## Task to carry out
List each line in which the string "with" appears.

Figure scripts
##########

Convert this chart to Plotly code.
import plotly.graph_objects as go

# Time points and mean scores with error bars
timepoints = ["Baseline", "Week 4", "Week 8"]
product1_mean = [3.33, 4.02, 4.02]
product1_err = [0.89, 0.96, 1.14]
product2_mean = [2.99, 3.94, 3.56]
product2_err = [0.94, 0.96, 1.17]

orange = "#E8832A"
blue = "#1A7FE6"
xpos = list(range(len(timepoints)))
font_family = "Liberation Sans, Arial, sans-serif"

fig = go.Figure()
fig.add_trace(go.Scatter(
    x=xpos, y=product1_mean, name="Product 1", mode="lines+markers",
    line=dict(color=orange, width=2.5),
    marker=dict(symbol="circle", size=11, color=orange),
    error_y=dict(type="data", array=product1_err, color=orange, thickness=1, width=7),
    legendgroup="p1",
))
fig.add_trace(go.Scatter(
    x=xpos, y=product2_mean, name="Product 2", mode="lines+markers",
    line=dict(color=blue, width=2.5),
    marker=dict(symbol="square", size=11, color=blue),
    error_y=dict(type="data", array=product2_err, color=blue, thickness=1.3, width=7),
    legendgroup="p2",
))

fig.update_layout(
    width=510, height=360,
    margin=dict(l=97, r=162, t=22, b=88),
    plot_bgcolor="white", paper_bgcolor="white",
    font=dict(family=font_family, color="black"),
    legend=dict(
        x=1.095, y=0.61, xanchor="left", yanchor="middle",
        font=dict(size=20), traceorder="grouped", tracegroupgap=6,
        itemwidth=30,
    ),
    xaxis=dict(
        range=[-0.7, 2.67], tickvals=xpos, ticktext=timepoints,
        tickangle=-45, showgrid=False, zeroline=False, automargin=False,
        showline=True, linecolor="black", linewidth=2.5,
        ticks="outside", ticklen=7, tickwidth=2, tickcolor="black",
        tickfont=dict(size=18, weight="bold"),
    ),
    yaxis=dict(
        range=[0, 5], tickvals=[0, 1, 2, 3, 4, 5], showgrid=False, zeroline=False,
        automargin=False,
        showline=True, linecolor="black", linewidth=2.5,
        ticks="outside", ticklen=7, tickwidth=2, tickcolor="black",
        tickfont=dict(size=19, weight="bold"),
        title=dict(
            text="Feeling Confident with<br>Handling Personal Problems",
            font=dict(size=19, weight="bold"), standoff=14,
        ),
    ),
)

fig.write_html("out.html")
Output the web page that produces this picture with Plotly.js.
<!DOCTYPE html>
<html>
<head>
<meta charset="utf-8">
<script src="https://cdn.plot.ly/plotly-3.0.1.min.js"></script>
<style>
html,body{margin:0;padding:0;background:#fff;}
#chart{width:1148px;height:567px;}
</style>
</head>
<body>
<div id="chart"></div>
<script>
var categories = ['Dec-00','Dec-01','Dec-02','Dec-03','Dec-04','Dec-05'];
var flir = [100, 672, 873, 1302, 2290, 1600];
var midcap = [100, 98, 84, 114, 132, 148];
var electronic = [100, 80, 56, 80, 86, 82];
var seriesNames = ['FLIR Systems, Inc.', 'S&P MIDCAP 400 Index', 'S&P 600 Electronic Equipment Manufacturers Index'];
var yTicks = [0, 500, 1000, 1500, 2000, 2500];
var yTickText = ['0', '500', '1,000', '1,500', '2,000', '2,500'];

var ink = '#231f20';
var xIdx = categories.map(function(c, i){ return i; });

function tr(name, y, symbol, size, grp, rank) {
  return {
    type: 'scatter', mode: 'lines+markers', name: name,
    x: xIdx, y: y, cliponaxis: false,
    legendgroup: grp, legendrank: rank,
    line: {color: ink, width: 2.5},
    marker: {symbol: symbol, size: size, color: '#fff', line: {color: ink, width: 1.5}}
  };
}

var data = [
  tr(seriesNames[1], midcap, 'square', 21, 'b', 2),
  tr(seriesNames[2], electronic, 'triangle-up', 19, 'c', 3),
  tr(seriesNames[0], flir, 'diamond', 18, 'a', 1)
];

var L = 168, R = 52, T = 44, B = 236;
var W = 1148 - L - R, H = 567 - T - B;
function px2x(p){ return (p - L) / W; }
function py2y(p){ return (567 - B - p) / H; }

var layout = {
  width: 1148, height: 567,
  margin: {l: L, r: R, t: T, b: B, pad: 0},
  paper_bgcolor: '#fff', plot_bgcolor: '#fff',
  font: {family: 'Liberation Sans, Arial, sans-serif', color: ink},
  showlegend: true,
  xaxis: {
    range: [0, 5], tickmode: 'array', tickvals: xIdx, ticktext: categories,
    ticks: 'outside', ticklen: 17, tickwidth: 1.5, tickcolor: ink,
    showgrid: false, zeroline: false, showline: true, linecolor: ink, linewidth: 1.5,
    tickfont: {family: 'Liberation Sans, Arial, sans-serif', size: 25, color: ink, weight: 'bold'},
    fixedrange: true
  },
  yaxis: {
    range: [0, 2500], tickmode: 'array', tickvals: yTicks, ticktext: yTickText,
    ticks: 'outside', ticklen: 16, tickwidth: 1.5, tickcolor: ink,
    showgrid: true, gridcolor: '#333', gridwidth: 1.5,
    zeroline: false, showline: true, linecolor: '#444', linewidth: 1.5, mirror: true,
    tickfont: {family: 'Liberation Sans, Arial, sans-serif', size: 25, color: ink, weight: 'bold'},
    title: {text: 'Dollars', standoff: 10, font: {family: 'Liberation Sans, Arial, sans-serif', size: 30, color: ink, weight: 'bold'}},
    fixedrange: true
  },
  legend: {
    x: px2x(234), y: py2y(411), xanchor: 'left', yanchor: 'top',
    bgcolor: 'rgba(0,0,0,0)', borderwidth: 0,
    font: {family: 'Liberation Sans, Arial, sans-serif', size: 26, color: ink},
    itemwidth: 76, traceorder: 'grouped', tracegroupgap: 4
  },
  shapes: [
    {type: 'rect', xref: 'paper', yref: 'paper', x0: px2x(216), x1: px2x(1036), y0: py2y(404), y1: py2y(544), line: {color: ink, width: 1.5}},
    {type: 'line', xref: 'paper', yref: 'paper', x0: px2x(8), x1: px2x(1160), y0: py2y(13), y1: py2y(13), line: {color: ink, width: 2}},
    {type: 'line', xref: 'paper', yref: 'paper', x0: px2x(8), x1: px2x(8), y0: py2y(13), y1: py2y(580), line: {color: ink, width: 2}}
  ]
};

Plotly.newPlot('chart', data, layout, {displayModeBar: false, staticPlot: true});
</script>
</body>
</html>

##########

## Exercise answer
# Time points and mean scores with error bars
            text="Feeling Confident with<br>Handling Personal Problems",
Output the web page that produces this picture with Plotly.js.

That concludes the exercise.